■オファーをいただいたときは、はたして自分にできるんだろうかという不安も

 これまで役者として、本当に素晴らしい方々と共演させていただく機会に恵まれました。

 15年ほど前には、渡哲也さんとドラマでご一緒しました。演技のすごさはもちろんですが、ユーモアもあって、本当にかっこいい俳優さんでした。顔合わせのときには「渡と申します。よろしくお願いします」って、あちらからごあいさつしていただいたんですよ。その後ろには、付き人として来られていた館ひろしさんがいて、「渡がお世話になります」って……。
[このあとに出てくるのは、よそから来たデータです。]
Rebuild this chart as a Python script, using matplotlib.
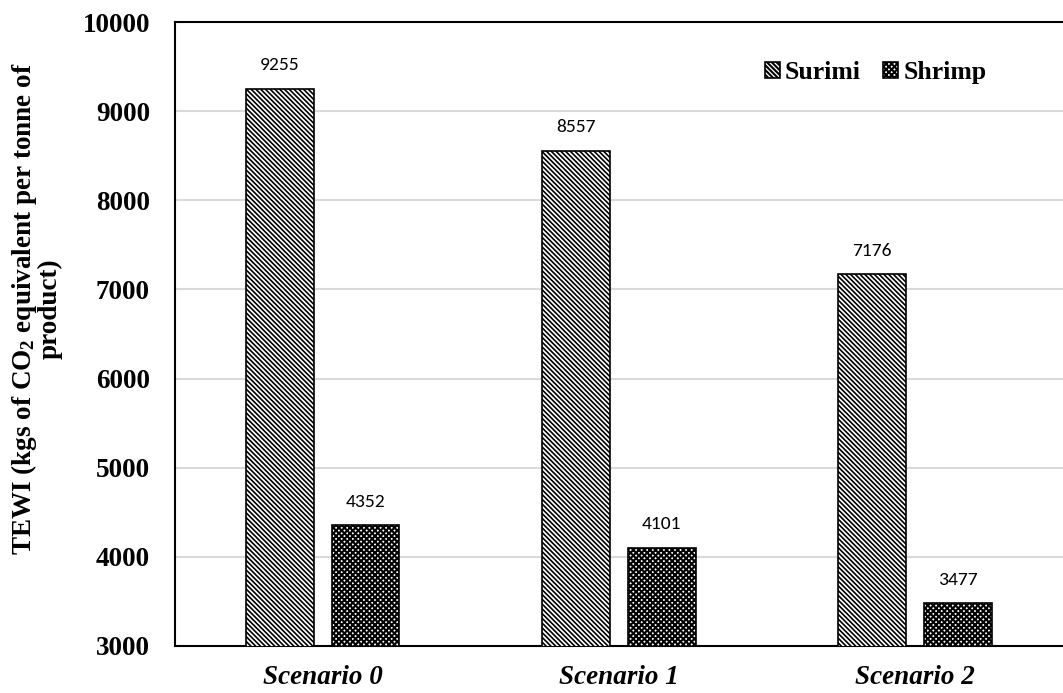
import matplotlib
matplotlib.use("Agg")
import matplotlib.pyplot as plt
import numpy as np

scenarios = ["Scenario 0", "Scenario 1", "Scenario 2"]
surimi = [9255, 8557, 7176]
shrimp = [4352, 4101, 3477]
yticks = [3000, 4000, 5000, 6000, 7000, 8000, 9000, 10000]

plt.rcParams["mathtext.fontset"] = "custom"
plt.rcParams["mathtext.rm"] = "Liberation Serif:bold"
plt.rcParams["mathtext.bf"] = "Liberation Serif:bold"
plt.rcParams["mathtext.it"] = "Liberation Serif:bold:italic"

SERIF = "Liberation Serif"

fig = plt.figure(figsize=(10.63, 6.93), dpi=100)
ax = fig.add_axes([0.1646, 0.068, 0.8354, 0.900])

x = np.arange(len(scenarios))
width = 0.227
off = 0.145


def hatch_width(bars, lw):
    for p in bars:
        if hasattr(p, "set_hatch_linewidth"):
            p.set_hatch_linewidth(lw)


plt.rcParams["hatch.linewidth"] = 1.2
b1 = ax.bar(x - off, surimi, width, color="white", edgecolor="black",
            linewidth=1.2, hatch="\\" * 7, label="Surimi", zorder=3)
hatch_width(b1, 1.2)
plt.rcParams["hatch.linewidth"] = 1.5
b2 = ax.bar(x + off, shrimp, width, color="white", edgecolor="black",
            linewidth=1.2, hatch="x" * 6, label="Shrimp", zorder=3)
hatch_width(b2, 1.5)

for bars, vals in ((b1, surimi), (b2, shrimp)):
    for rect, v in zip(bars, vals):
        ax.annotate(f"{v}", (rect.get_x() + rect.get_width() / 2, v),
                    xytext=(0, 11), textcoords="offset points",
                    ha="center", va="bottom", fontsize=14, family="Carlito")

ax.set_ylim(3000, 10000)
ax.set_xlim(-0.5, 2.5)
ax.set_yticks(yticks)
ax.set_yticklabels([str(t) for t in yticks], fontsize=19.5, fontweight="bold",
                   family=SERIF)
ax.set_xticks(x)
ax.set_xticklabels(scenarios, fontsize=19.5, fontweight="bold", fontstyle="italic",
                   family=SERIF)
ax.tick_params(axis="x", length=0, pad=14)
ax.tick_params(axis="y", length=0, pad=18)

ax.yaxis.grid(True, color="#d9d9d9", linewidth=1.5, zorder=0)
ax.set_axisbelow(True)
for side in ("left", "bottom", "top"):
    ax.spines[side].set_linewidth(1.5)
    ax.spines[side].set_color("black")
ax.spines["right"].set_visible(False)

ax.set_ylabel("TEWI (kgs of CO$_2$ equivalent per tonne of\nproduct)",
              fontsize=19.5, fontweight="bold", family=SERIF, linespacing=0.95)
ax.yaxis.set_label_coords(-0.126, 0.541)

leg = ax.legend(loc="upper right", bbox_to_anchor=(0.94, 0.975), frameon=False,
                ncol=2, prop={"family": SERIF, "weight": "bold", "size": 18.5},
                handlelength=0.6, handleheight=0.6, handletextpad=0.2,
                columnspacing=0.85)

fig.savefig("out.png", dpi=100)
内心“知ってますって!”とツッコミながらも、恐縮のあまりアタフタしてしまいました(笑)。

 今回出演した映画『梅切らぬバカ』で僕の母親役だった加賀まりこさんも、本当にすごい方でした。クランクインのときには完璧に役の準備が整っていて、監督とディスカッションしながら、より良いシーンを目指して演技をなさっている。頼りがいがあって、いろいろなことを教わりましたし、僕が言うのも何ですが、母性のようなものも感じられて、演技しやすい環境も作っていただいた。加賀さんがお母さんをやってくださったからこそ、僕が息子を演じることができたと思っています。

 これまで役者の仕事の多くは、たとえばNHK朝ドラの『おちょやん』での芸人役のように、これまで僕が培ってきたことを生かせる“笑わせる”ポジションでした。でも、今回の『梅切らぬバカ』は、50歳の自閉症の男性という難しい役。オファーをいただいたときは、はたして自分にできるんだろうかという不安もありました。でも、作品のテーマを知って「少しでも僕が力になれるのなら」と、真摯に、誠実に、できる限りのことをやりたいと思って臨みました。
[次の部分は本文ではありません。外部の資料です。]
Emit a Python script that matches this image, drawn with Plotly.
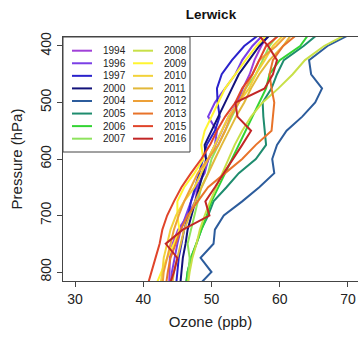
import plotly.graph_objects as go

pressure = [375, 400, 425, 450, 475, 500, 525, 550, 575, 600, 625, 650, 675, 700, 725, 750, 775, 800, 825]

years = ["1994", "1996", "1997", "2000", "2004", "2005", "2006", "2007",
         "2008", "2009", "2010", "2011", "2012", "2013", "2015", "2016"]

colors = ["#A040D8", "#7A3FE6", "#2A22CC", "#12127A", "#2C5C9C", "#1E8C6E", "#33D433", "#8EE35E",
          "#C8E048", "#FFF530", "#F2D23A", "#E2B83A", "#EDA038", "#E8732A", "#E0442A", "#C22626"]

o3_1994 = [58.5, 57.3, 56.3, 55.6, 54.6, 53.8, 52.5, 51.5, 50.5, 49.6, 48.8, 48.0, 47.6, 46.5, 45.1, 44.3, 43.9, 43.9, 43.8]
o3_1996 = [58.0, 56.0, 54.5, 53.5, 52.0, 50.5, 49.5, 50.8, 50.5, 49.5, 49.0, 47.8, 47.0, 46.2, 45.5, 45.0, 44.6, 44.2, 44.0]
o3_1997 = [57.5, 54.8, 53.0, 51.5, 50.8, 50.9, 51.2, 50.5, 49.3, 48.8, 48.2, 47.6, 47.0, 46.6, 46.0, 45.6, 45.2, 45.0, 44.8]
o3_2000 = [59.0, 57.0, 55.5, 54.0, 53.0, 52.0, 51.0, 50.0, 49.0, 49.2, 48.8, 48.2, 47.6, 47.0, 46.5, 46.2, 45.8, 45.6, 45.4]
o3_2004 = [71.0, 67.0, 64.3, 64.6, 66.2, 65.2, 63.3, 61.0, 59.6, 58.9, 59.2, 57.0, 54.5, 51.8, 50.5, 50.3, 48.4, 50.0, 48.0]
o3_2005 = [66.0, 63.5, 60.6, 59.6, 58.8, 57.5, 57.6, 57.8, 58.0, 56.5, 54.0, 52.2, 50.3, 49.5, 48.5, 47.8, 47.0, 46.5, 46.2]
o3_2006 = [64.5, 63.0, 60.0, 58.5, 58.0, 57.0, 56.0, 55.0, 54.0, 53.0, 52.0, 51.0, 50.0, 49.3, 48.5, 47.8, 47.0, 46.5, 46.3]
o3_2007 = [60.0, 58.5, 57.5, 56.5, 55.0, 54.0, 53.0, 52.0, 51.0, 50.0, 49.5, 48.5, 48.0, 47.5, 47.0, 46.5, 46.8, 46.6, 46.5]
o3_2008 = [70.5, 66.5, 63.7, 61.9, 59.8, 57.5, 55.8, 54.5, 53.4, 52.5, 51.5, 50.6, 49.8, 49.0, 48.3, 47.8, 47.2, 46.8, 46.5]
o3_2009 = [58.5, 56.6, 55.0, 53.5, 52.0, 51.0, 50.0, 49.0, 48.5, 48.8, 47.5, 46.0, 45.0, 45.0, 45.3, 44.5, 43.5, 42.6, 41.8]
o3_2010 = [61.0, 59.0, 57.8, 56.5, 55.5, 54.0, 52.5, 51.5, 50.5, 49.5, 48.5, 47.5, 46.0, 44.8, 44.0, 43.5, 43.0, 42.8, 42.5]
o3_2011 = [62.0, 60.5, 58.5, 57.0, 55.8, 54.8, 53.6, 52.5, 51.5, 50.5, 49.5, 48.6, 47.6, 46.8, 46.0, 45.5, 45.0, 44.5, 44.2]
o3_2012 = [61.5, 59.5, 57.0, 56.0, 55.0, 54.0, 52.8, 52.0, 51.0, 49.5, 48.0, 47.0, 46.0, 45.2, 44.5, 44.0, 43.5, 43.0, 42.8]
o3_2013 = [63.0, 60.5, 59.0, 58.5, 58.8, 59.2, 59.0, 58.8, 56.5, 54.5, 52.0, 49.5, 48.0, 46.5, 45.5, 44.8, 44.0, 43.6, 43.3]
o3_2015 = [60.5, 58.0, 57.0, 56.0, 54.5, 53.5, 52.0, 50.8, 49.8, 48.5, 47.0, 45.6, 44.5, 43.5, 42.8, 42.4, 41.8, 41.2, 40.6]
o3_2016 = [56.5, 58.3, 59.6, 59.0, 57.8, 53.5, 53.8, 55.8, 54.5, 53.1, 51.8, 50.5, 49.1, 49.7, 45.8, 43.3, 45.0, 44.5, 43.8]

series = [o3_1994, o3_1996, o3_1997, o3_2000, o3_2004, o3_2005, o3_2006, o3_2007,
          o3_2008, o3_2009, o3_2010, o3_2011, o3_2012, o3_2013, o3_2015, o3_2016]

x_ticks = [30, 40, 50, 60, 70]
y_ticks = [400, 500, 600, 700, 800]

FONT = "Liberation Sans, Arial, sans-serif"

fig = go.Figure()
for yr, col, vals in zip(years, colors, series):
    fig.add_trace(go.Scatter(x=vals, y=pressure, mode="lines", name=yr,
                             line=dict(color=col, width=2), showlegend=False))

# Manual two-column legend (R style), positioned in paper coordinates
L, R_, T, B = 63, 358, 37, 281
W, H = R_ - L, B - T
def px(x):
    return (x - L) / W
def py(y):
    return (B - y) / H

shapes = [dict(type="rect", xref="paper", yref="paper", x0=px(63), x1=px(190),
               y0=py(152), y1=py(37), line=dict(color="#444", width=1),
               fillcolor="white", layer="above")]
annotations = []
nrows = 8
for i, (yr, col) in enumerate(zip(years, colors)):
    c, r = divmod(i, nrows)
    yc = 50.7 + r * 12.57
    lx0 = 72 + c * 61
    shapes.append(dict(type="line", xref="paper", yref="paper", x0=px(lx0), x1=px(lx0 + 20),
                       y0=py(yc), y1=py(yc), line=dict(color=col, width=2), layer="above"))
    annotations.append(dict(text=yr, xref="paper", yref="paper", x=px(lx0 + 29), y=py(yc),
                            xanchor="left", yanchor="middle", showarrow=False,
                            font=dict(family=FONT, size=10, color="#222")))

fig.update_layout(
    width=358, height=339,
    margin=dict(l=63, r=0, t=37, b=58),
    plot_bgcolor="white", paper_bgcolor="white",
    title=dict(text="<b>Lerwick</b>", x=(211) / 358, xanchor="center", y=1 - 14 / 339, yanchor="middle",
               font=dict(family=FONT, size=13.5, color="#111")),
    xaxis=dict(range=[28.24, 71.47], tickvals=x_ticks, ticks="outside", ticklen=5,
               showline=True, mirror=True, linecolor="#444", linewidth=1, showgrid=False, zeroline=False,
               tickfont=dict(family=FONT, size=14, color="#222"),
               title=dict(text="Ozone (ppb)", font=dict(family=FONT, size=15, color="#222"), standoff=10)),
    yaxis=dict(range=[815.9, 384.1], tickvals=y_ticks, ticks="outside", ticklen=5, tickangle=-90,
               showline=True, mirror=True, linecolor="#444", linewidth=1, showgrid=False, zeroline=False,
               tickfont=dict(family=FONT, size=14, color="#222"),
               title=dict(text="Pressure (hPa)", font=dict(family=FONT, size=15, color="#222"), standoff=12)),
    shapes=shapes, annotations=annotations,
)

fig.write_html("out.html")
 実は僕は役者として夢があって、アクション映画をやってみたいんです。中学生の頃にジャッキー・チェンに憧れて、いつかやってみたいと思っている間にこんなに太ってしまった(笑)。今は逆に「動けるオッサンのデブが活躍するアクション映画って面白いかな」と、ここ数年ジムに通ったりキックボクシングをやったりしています。でもそんな企画、待ってても来ないだろうから、自分でやるしかないかな(笑)。

塚地武雅(つかじ・むが)
1971年大阪府出身。1996年、鈴木拓とお笑いコンビ『ドランクドラゴン』を結成。『エンタの神様』(日本テレビ系)や『はねるのトびら』(フジテレビ系)など、バラエティ番組で人気を博し、ブレイク。そのかたわら、俳優としても活動し、2006年公開の映 画『間宮兄弟』では日本アカデミー賞新人俳優賞などを受賞。主な出演作として、映画『ハンサム★スーツ』『アイアムアヒーロー』『樹海村』、ドラマ『裸の大将』シリーズ(フジテレビ系)、NHK連続テレビ小説『まれ』『おちょやん』など。